Additionally, let’s assume that as part of the $3M sale, the owner has $500K of ordinary income assets and $1M of outstanding loans to pay down.
| Stock Sale | Asset Sale |
---|---|---|
Proceeds | $3M | $3M |
Transaction Expenses | ($350K) | ($350K) |
Gain (Loss) | $2.65M | $2.65M |
Federal L/T Capital Gains Tax | ($530K) 20% of the entire gain | ($470K) 20% of gain less the $500K of income assets |
Federal Income Tax | - | ($111K) 37% of the $500K of income assets |
Texas State Tax | - | - |
Repayment of Debt | ($1M) | ($1M) |
Net After-Tax Proceeds | $1.12M | $1.069M |
Tips for Negotiating with a Business Owner:
If a business owner starts to tip his or her hand that they are concerned about their after-tax proceeds, here are a few tips for negotiating and driving to a business acquisition that works for both parties.

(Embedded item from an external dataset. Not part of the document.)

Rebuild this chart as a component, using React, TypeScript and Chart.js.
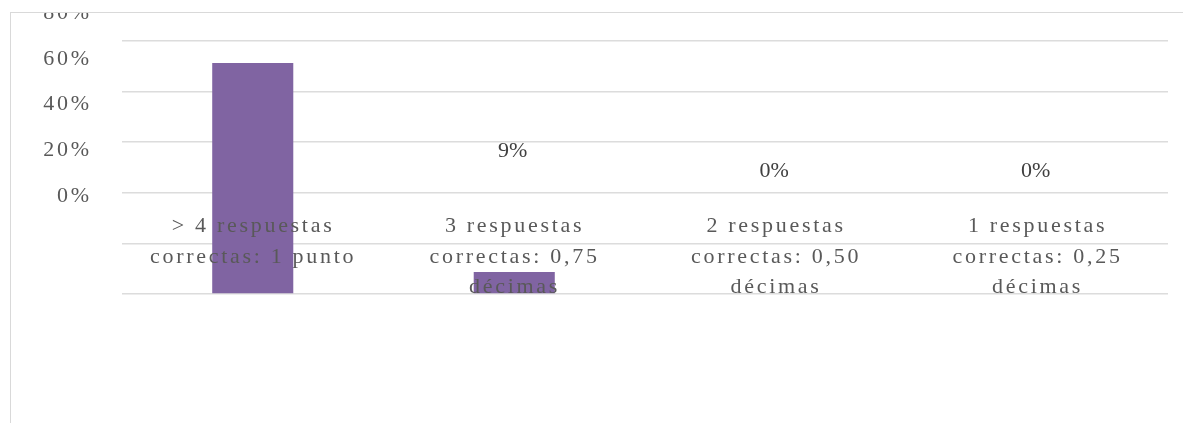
import React, { useEffect, useRef } from "react";
import { Chart, registerables } from "chart.js";

Chart.register(...registerables);

const categories: string[][] = [
  ["> 4 respuestas", "correctas: 1 punto"],
  ["3 respuestas", "correctas: 0,75", "décimas"],
  ["2 respuestas", "correctas: 0,50", "décimas"],
  ["1 respuestas", "correctas: 0,25", "décimas"],
];
const values: number[] = [0.913, 0.087, 0, 0];
const tickValues: number[] = [0, 0.2, 0.4, 0.6, 0.8, 1.0];
const tickLabels: string[] = ["0%", "20%", "40%", "60%", "80%", "100%"];

const FONT = "22px 'Liberation Serif', 'Times New Roman', serif";
const SPACING = 2.7;

const labelPlugin = {
  id: "ghostLabels",
  afterDatasetsDraw(chart: any) {
    const ctx = chart.ctx as CanvasRenderingContext2D;
    const xs = chart.scales.x;
    const y2 = chart.scales.y2;
    const area = chart.chartArea;
    ctx.save();
    ctx.font = FONT;
    ctx.textBaseline = "alphabetic";
    (ctx as any).letterSpacing = SPACING + "px";
    ctx.fillStyle = "#595959";
    // value axis labels (as rendered in the reference)
    ctx.textAlign = "right";
    tickValues.forEach((v, i) => {
      ctx.fillText(tickLabels[i], area.left - 33 + SPACING, y2.getPixelForValue(v));
    });
    // category labels
    ctx.textAlign = "center";
    const base = y2.getPixelForValue(0);
    categories.forEach((lines, i) => {
      const cx = xs.getPixelForValue(i) + SPACING / 2 - 1;
      lines.forEach((line, k) => {
        ctx.fillText(line, cx, base + 30.5 * (k + 1));
      });
    });
    // data labels
    (ctx as any).letterSpacing = "0px";
    ctx.fillStyle = "#404040";
    values.forEach((v, i) => {
      const cx = xs.getPixelForValue(i) - 1.5;
      ctx.fillText(Math.round(v * 100) + "%", cx, y2.getPixelForValue(v) - 24.7);
    });
    ctx.restore();
  },
};

export default function App() {
  const ref = useRef<HTMLCanvasElement | null>(null);
  useEffect(() => {
    if (!ref.current) return;
    const chart = new Chart(ref.current, {
      type: "bar",
      data: {
        labels: categories,
        datasets: [
          {
            data: values,
            backgroundColor: "#8064A2",
            borderWidth: 0,
            barPercentage: 0.31,
            categoryPercentage: 1,
            yAxisID: "y",
          },
        ],
      },
      options: {
        animation: false,
        responsive: false,
        devicePixelRatio: 1,
        layout: { padding: { left: 111, top: 28, right: 15, bottom: 129 } },
        plugins: {
          legend: { display: false },
          tooltip: { enabled: false },
        },
        scales: {
          x: { display: false },
          y: {
            type: "linear",
            min: 0,
            max: 1,
            ticks: { display: false, stepSize: 0.2 },
            grid: { color: "#dcdcdc", lineWidth: 1.5, drawTicks: false },
            border: { display: false },
          },
          y2: {
            type: "linear",
            display: false,
            min: -0.404,
            max: 0.703,
          },
        },
      },
      plugins: [labelPlugin],
    });
    return () => chart.destroy();
  }, []);
  return (
    <div
      style={{
        position: "fixed",
        left: 0,
        top: 0,
        width: "100vw",
        height: "100vh",
        overflow: "hidden",
        background: "#ffffff",
      }}
    >
      <div
        style={{
          position: "absolute",
          left: 10,
          top: 12,
          width: 1400,
          height: 600,
          borderTop: "1px solid #d9d9d9",
          borderLeft: "1px solid #d9d9d9",
        }}
      >
        <canvas
          ref={ref}
          width={1172}
          height={410}
          style={{ position: "absolute", left: 0, top: 0, width: 1172, height: 410 }}
        />
      </div>
    </div>
  );
}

Understand the owner’s ideal take-home proceeds from a sale: There are cases where a buyer and seller are worlds apart and it’s most efficient to walk. Other times, creative structures can help bridge a gap, whether it’s hiring the owner as a consultant or allowing them to roll some equity and be a minority shareholder in your company.
Consider the type of transaction: asset vs. stock sales: A separate post could be dedicated to the pros and cons of asset vs. stock sales. For the purpose of this post, it’s important to understand the transaction type so that you can get in front of an upset seller if there is serious amounts of fixed assets involved.
Understand how much debt is outstanding on the business: If you are doing a cash-free, debt-free transaction, you should get a sense of how much debt is outstanding. Not only will that help you gauge after-tax proceeds but it will also help you understand the working capital needs of the business.
Understand how the timing of the sale may impact the owner’s tax liability: Some owners will want to push a sale to the beginning of the next tax year, if doing so will allow them to have a lower federal income tax. This is especially true of smaller businesses.
Information posted on this page is not intended to be, and should not be construed as tax, legal, investment or accounting advice. You should consult your own tax, legal, investment and accounting advisors before engaging in any transaction.